Publishers' working conditions are your reading conditions
A possible strike at Oxford University Press
This week labor activity at Oxford University Press received attention in Publishers Weekly and (alongside unionization efforts at Barnes & Noble) in LitHub. Oxford is an enormous publisher with workers around the world; the current actions involve its large New York office, where 150 workers are represented by News Guild TNG/CWA 31222.
And Oxford’s geographic reach is one of the issues at play in the dispute, since workers allege the company is filling jobs that had been based in the US with cheaper positions overseas. That impulse is consistent with the move I’ve written about previously in this space, where AI and reliance on freelancers have recently been mobilized to control publishing’s labor costs. Luis Espinosa is quoted in Publishers Weekly: “OUP has said that they are a global company and can, in essence, do what they want. But that is not how the law in the US works, which offers us protections.” Plans for a strike are reportedly underway.
Why care about organized labor in the publishing industry, beyond a general commitment to progressive values (shared by many readers of this newsletter, presumably) and a hope that workers across the board can live in dignity? One point I return to is the fate of the humanities, since these jobs tend ordinarily to be performed by broadly educated liberal arts grads. If you’re thinking about the future of liberal arts education, then I believe it’s helpful to think about how to keep book publishing from going into freefall like, say, newspaper and magazine publishing.

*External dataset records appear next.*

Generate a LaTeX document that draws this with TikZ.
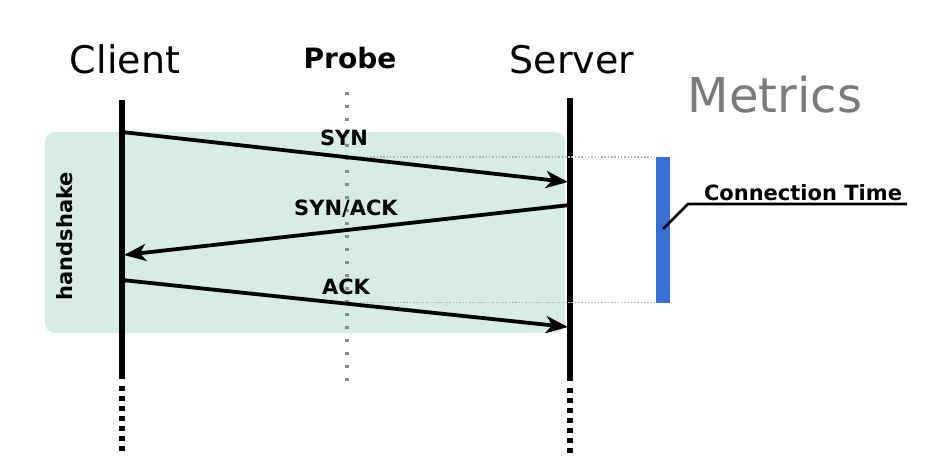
\documentclass[tikz,border=0pt]{standalone}
\usepackage{fontspec}
\setmainfont{DejaVu Sans}
\usetikzlibrary{arrows.meta}
\definecolor{boxfill}{HTML}{D6ECE6}
\definecolor{barblue}{HTML}{3A6FD8}
\definecolor{probegray}{HTML}{8A8A8A}
\definecolor{metricgray}{HTML}{7A7A7A}
\tikzset{
  lifeline/.style={line width=5.2pt},
  lifedots/.style={line width=5.2pt, dash pattern=on 5pt off 5pt},
  probeline/.style={line width=3.4pt, probegray, dash pattern=on 3.4pt off 9.6pt},
  guide/.style={line width=1.2pt, gray!60, dash pattern=on 1.5pt off 1.8pt},
  msg/.style={line width=3.8pt, -{Stealth[length=22pt,width=17pt,inset=6pt]}},
  msglabel/.style={font=\fontsize{21}{21}\bfseries\selectfont, anchor=base, inner sep=0pt},
  title/.style={font=\fontsize{38}{38}\selectfont, anchor=base, inner sep=0pt},
}
\begin{document}
\begin{tikzpicture}[x=1pt,y=-1pt]
\useasboundingbox (0,0) rectangle (943,464);
% shaded handshake box
\fill[boxfill, rounded corners=10pt] (45,132) rectangle (565,333);
\node[msglabel, rotate=90] (hs) at (72,236) {handshake};
% titles
\node[title] (client) at (125,73) {Client};
\node[title, font=\fontsize{28}{28}\bfseries\selectfont] (probe) at (350,68) {Probe};
\node[title] (server) at (572,73) {Server};
\node[title, font=\fontsize{48}{48}\selectfont, text=metricgray] (metrics) at (775,112) {Metrics};
% lifeline coordinates
\coordinate (cTop) at (122,100);
\coordinate (cBot) at (122,379);
\coordinate (cDot) at (122,386);
\coordinate (cEnd) at (122,451);
\coordinate (sTop) at (570,98);
\coordinate (sBot) at (570,381);
\coordinate (sDot) at (570,388);
\coordinate (sEnd) at (570,453);
\coordinate (pTop) at (347,92);
\coordinate (pBot) at (347,386);
% probe line
\draw[probeline] (pTop) -- (pBot);
% lifelines
\draw[lifeline] (cTop) -- (cBot);
\draw[lifeline] (sTop) -- (sBot);
\draw[lifedots] (cDot) -- (cEnd);
\draw[lifedots] (sDot) -- (sEnd);
% message endpoints
\coordinate (synA) at (122,132);
\coordinate (synB) at (568,182);
\coordinate (saA) at (570,205);
\coordinate (saB) at (124,255);
\coordinate (ackA) at (122,280);
\coordinate (ackB) at (568,327);
% metric bar
\coordinate (barTop) at (656,157);
\coordinate (barBot) at (656,302.5);
\coordinate (g1) at (347,157);
\coordinate (g2) at (347,302.5);
\draw[guide] (g1) -- (barTop);
\draw[guide] (g2) -- (barBot);
\fill[barblue] (656,157) rectangle (669.5,302.5);
% messages
\draw[msg] (synA) -- (synB);
\draw[msg] (saA) -- (saB);
\draw[msg] (ackA) -- (ackB);
\node[msglabel] (synl) at (344,145) {SYN};
\node[msglabel] (sal) at (346,215) {SYN/ACK};
\node[msglabel] (ackl) at (346,294) {ACK};
% connection time label
\node[msglabel] (ct) at (803,200) {Connection Time};
\coordinate (lead) at (663,229);
\coordinate (knee) at (688,204);
\coordinate (uEnd) at (907,204);
\draw[line width=2.6pt] (lead) -- (knee) -- (uEnd);
\end{tikzpicture}
\end{document}
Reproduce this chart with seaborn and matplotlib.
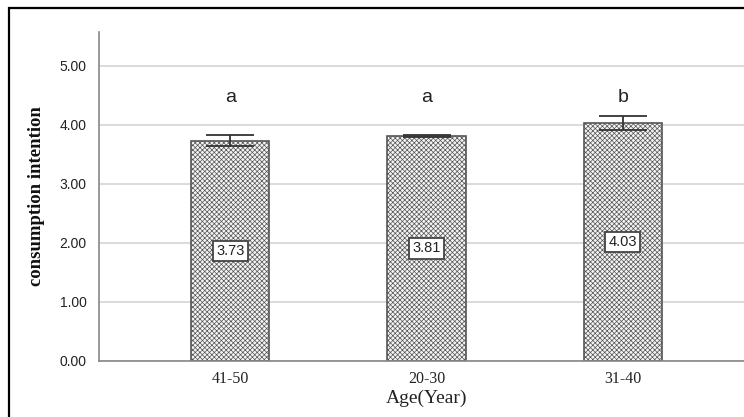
import matplotlib
matplotlib.use("Agg")
import matplotlib.pyplot as plt
import seaborn as sns
import pandas as pd
from matplotlib.patches import Rectangle

categories = ["41-50", "20-30", "31-40"]
means = [3.73, 3.81, 4.03]
errors = [0.09, 0.02, 0.12]
letters = ["a", "a", "b"]
yticks = [0.0, 1.0, 2.0, 3.0, 4.0, 5.0]

sns.set_style("white")
plt.rcParams["font.family"] = ["Liberation Sans", "DejaVu Sans"]
plt.rcParams["hatch.color"] = "#b4b4b4"
plt.rcParams["hatch.linewidth"] = 0.5

df = pd.DataFrame({"Age": categories, "mean": means})

fig = plt.figure(figsize=(7.44, 4.17), dpi=100)
ax = fig.add_axes([99 / 744, 56 / 417, 655 / 744, 329 / 417])

sns.barplot(data=df, x="Age", y="mean", order=categories, color="white",
            width=0.4, edgecolor="#555555", linewidth=1.2, errorbar=None,
            ax=ax, zorder=2)
for p in ax.patches:
    p.set_hatch("xxxxxxx")
    p.set_facecolor("#f4f4f4")

xs = list(range(len(categories)))
ax.errorbar(xs, means, yerr=errors, fmt="none", ecolor="#333333",
            elinewidth=1.3, capsize=17.5, capthick=1.3, zorder=3)

for x, m, l in zip(xs, means, letters):
    ax.text(x, 4.38, l, ha="center", va="baseline", fontsize=14, color="#222222")
    ax.text(x, m / 2, f"{m:.2f}", ha="center", va="center", fontsize=10.5,
            color="#222222", zorder=4,
            bbox=dict(boxstyle="square,pad=0.22", facecolor="white",
                      edgecolor="#444444", linewidth=1.3))

ax.set_xlim(-0.668, 2.668)
ax.set_ylim(0, 5.57)
ax.set_yticks(yticks)
ax.set_yticklabels([f"{v:.2f}" for v in yticks], fontsize=10, color="#222222")
ax.yaxis.grid(True, color="#d4d4d4", linewidth=1.2, zorder=0)
ax.set_axisbelow(True)
ax.tick_params(axis="both", length=0)
ax.tick_params(axis="y", pad=9)
ax.tick_params(axis="x", pad=7)
for lbl in ax.get_xticklabels():
    lbl.set_family(["Liberation Serif"])
    lbl.set_fontsize(11.5)
    lbl.set_color("#222222")

for s in ["top", "right"]:
    ax.spines[s].set_visible(False)
for s in ["left", "bottom"]:
    ax.spines[s].set_color("#888888")
    ax.spines[s].set_linewidth(1.2)

ax.set_xlabel("Age(Year)", family=["Liberation Serif"], fontsize=14,
              color="#222222", labelpad=2)
ax.set_ylabel("")
fig.text(37 / 744, 1 - 196 / 417, "consumption intention", rotation=90,
         ha="center", va="center", family=["Liberation Serif"],
         fontweight="bold", fontsize=13.5, color="#111111")

top = 1 - 8.5 / 417
fig.patches.append(Rectangle((9 / 744, -0.2), 1.2, top + 0.2,
                             transform=fig.transFigure, fill=False,
                             edgecolor="black", linewidth=1.6))

fig.savefig("out.png", dpi=100)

Beyond that, I think that if you write or even just read books, you have skin in this game. I’ll return the mic to Oxford’s workers, who said on twitter: “The workload is insane. I know my entire team feels this way. I’m constantly apologizing to authors . . . not for an actual mistake or failing on my part, but for the way the company is structured. Without an adequately staffed team, we will always be far behind.”
I think that if you want better books, then it’s imperative to support improved working conditions and better pay for publishing workers. Every complaint about a sloppy, rushed, poorly published book could be flipped and turned into a call to support better publishing—and that starts with listening to the workers who make books as they articulate their needs.
For historical perspective on labor organizing in creative fields like publishing, I’ll close with a link to Shannan Clark’s book The Making of the American Creative Class: New York's Culture Workers and Twentieth-Century Consumer Capitalism (published, as it happens, by Oxford).